» Task description: Work through the entries below and report how many lines include "chart". The number alone is the answer.
— Begin —
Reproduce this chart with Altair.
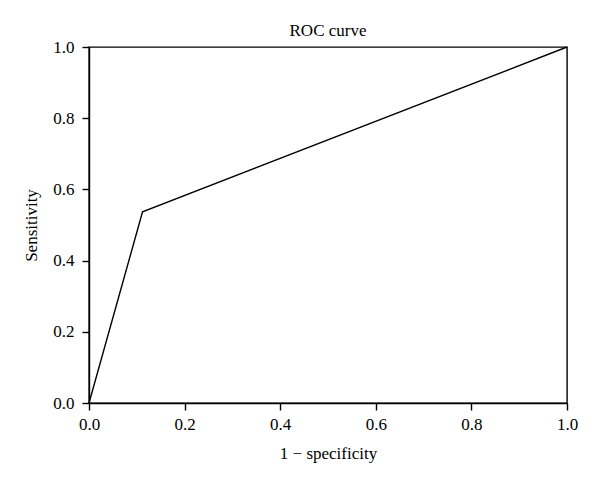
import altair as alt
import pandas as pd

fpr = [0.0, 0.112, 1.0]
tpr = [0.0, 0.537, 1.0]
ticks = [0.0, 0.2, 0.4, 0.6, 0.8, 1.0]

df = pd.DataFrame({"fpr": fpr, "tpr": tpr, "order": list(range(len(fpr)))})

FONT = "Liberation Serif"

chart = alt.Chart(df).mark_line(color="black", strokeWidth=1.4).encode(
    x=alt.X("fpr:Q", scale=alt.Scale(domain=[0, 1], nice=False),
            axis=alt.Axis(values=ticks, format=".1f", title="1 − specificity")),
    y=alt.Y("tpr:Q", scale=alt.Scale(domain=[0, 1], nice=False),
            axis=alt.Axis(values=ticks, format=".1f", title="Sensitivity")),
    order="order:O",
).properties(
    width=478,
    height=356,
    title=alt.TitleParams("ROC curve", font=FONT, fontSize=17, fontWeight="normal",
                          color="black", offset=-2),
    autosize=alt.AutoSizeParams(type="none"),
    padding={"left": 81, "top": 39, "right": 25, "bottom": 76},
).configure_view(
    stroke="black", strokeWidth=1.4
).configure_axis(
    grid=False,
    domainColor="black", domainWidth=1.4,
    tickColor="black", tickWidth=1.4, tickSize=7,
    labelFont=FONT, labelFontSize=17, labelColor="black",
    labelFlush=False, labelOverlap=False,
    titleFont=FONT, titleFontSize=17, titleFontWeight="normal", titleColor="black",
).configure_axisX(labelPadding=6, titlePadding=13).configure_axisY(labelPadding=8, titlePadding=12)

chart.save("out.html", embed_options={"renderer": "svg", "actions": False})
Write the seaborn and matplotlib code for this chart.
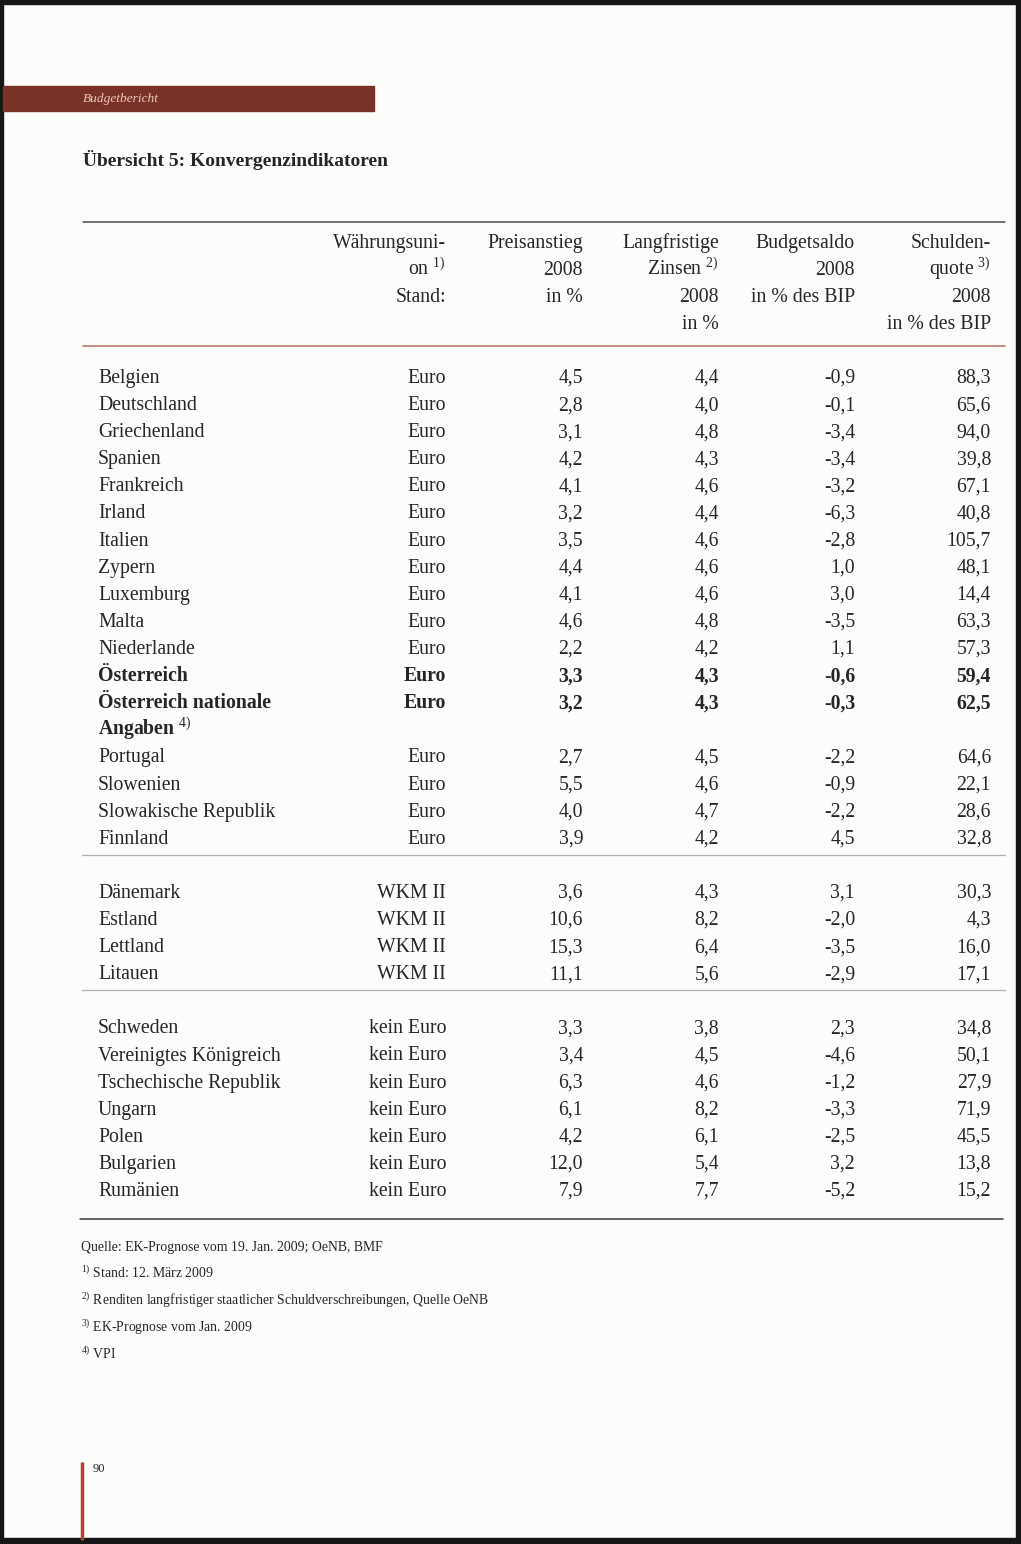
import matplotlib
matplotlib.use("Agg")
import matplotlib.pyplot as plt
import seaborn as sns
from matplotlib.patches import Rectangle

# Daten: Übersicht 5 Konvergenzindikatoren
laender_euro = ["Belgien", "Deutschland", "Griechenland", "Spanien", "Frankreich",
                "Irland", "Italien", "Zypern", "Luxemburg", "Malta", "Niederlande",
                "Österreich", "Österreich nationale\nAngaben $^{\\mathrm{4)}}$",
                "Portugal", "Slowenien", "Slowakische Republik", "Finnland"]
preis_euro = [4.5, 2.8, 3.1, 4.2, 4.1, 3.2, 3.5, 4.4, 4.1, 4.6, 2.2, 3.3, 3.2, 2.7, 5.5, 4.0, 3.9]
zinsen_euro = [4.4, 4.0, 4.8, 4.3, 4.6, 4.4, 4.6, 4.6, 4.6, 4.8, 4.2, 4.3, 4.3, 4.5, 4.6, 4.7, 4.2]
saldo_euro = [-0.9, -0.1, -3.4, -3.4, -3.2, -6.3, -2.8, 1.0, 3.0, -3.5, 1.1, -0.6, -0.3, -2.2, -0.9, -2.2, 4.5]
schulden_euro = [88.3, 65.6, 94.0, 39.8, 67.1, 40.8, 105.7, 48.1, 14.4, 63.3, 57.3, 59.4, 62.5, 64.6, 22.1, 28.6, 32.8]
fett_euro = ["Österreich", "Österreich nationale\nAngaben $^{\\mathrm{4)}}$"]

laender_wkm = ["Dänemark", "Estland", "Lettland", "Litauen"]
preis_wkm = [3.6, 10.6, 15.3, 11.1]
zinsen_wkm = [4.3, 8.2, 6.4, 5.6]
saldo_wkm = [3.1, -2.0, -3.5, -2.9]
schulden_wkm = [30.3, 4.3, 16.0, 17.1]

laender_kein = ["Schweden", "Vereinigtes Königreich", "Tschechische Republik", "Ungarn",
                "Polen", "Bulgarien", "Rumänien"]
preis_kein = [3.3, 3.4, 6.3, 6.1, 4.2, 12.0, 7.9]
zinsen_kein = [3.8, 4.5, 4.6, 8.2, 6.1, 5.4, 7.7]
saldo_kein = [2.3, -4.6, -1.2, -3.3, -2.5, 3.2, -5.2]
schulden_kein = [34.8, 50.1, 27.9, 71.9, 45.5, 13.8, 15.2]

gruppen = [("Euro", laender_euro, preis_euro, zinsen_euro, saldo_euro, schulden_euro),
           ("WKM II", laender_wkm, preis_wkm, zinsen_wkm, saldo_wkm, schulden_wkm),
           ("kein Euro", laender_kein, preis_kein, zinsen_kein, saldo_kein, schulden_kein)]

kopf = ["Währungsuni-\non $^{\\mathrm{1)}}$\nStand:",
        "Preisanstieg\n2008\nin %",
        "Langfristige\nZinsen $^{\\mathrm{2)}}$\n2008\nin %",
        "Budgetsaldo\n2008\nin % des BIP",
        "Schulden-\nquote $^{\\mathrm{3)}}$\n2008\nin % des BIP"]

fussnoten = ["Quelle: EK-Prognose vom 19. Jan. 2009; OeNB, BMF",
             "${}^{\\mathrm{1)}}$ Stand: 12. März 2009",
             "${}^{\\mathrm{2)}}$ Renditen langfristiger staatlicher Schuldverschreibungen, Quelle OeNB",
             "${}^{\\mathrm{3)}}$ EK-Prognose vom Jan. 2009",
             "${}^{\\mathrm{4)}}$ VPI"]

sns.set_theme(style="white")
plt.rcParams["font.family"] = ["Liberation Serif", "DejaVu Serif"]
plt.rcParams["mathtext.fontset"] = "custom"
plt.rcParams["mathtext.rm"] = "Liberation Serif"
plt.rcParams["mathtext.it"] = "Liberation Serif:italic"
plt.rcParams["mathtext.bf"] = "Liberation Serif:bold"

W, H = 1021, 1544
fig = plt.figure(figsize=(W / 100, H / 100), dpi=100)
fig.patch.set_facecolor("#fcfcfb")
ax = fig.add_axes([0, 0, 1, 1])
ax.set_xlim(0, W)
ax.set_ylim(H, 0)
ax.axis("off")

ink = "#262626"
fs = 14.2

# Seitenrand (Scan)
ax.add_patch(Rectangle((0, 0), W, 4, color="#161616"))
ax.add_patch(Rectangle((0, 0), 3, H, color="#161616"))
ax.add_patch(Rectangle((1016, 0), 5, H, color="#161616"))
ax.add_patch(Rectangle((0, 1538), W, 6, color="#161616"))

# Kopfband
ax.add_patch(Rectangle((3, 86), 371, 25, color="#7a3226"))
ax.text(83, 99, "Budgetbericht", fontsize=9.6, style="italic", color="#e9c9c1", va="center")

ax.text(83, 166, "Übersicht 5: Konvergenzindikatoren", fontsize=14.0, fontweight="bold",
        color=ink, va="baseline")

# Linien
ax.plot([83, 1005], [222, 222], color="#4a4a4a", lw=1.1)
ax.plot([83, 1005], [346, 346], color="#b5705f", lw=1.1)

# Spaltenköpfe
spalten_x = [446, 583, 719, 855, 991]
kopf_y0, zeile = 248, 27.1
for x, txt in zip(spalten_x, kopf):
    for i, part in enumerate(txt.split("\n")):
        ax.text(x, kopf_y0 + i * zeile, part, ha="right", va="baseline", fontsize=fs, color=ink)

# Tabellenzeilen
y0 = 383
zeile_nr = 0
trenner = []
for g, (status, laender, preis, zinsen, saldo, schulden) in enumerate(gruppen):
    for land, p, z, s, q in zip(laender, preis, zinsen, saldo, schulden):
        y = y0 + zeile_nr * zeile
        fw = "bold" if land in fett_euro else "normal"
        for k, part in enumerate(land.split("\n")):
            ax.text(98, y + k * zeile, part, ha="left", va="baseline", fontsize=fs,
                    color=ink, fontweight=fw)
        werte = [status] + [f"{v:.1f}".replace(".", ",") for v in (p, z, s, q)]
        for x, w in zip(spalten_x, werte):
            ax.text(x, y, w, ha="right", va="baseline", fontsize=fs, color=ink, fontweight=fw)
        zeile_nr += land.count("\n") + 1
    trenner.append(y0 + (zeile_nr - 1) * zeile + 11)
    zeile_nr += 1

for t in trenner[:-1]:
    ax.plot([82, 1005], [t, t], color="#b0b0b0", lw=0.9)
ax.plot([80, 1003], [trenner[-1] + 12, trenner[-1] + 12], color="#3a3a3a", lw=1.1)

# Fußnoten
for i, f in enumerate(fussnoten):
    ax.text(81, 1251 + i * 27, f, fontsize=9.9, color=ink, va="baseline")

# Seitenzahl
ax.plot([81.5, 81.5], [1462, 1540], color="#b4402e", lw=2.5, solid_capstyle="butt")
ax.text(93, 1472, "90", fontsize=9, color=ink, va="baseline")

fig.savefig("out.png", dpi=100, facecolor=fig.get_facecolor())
— End —
» Result of this task: 4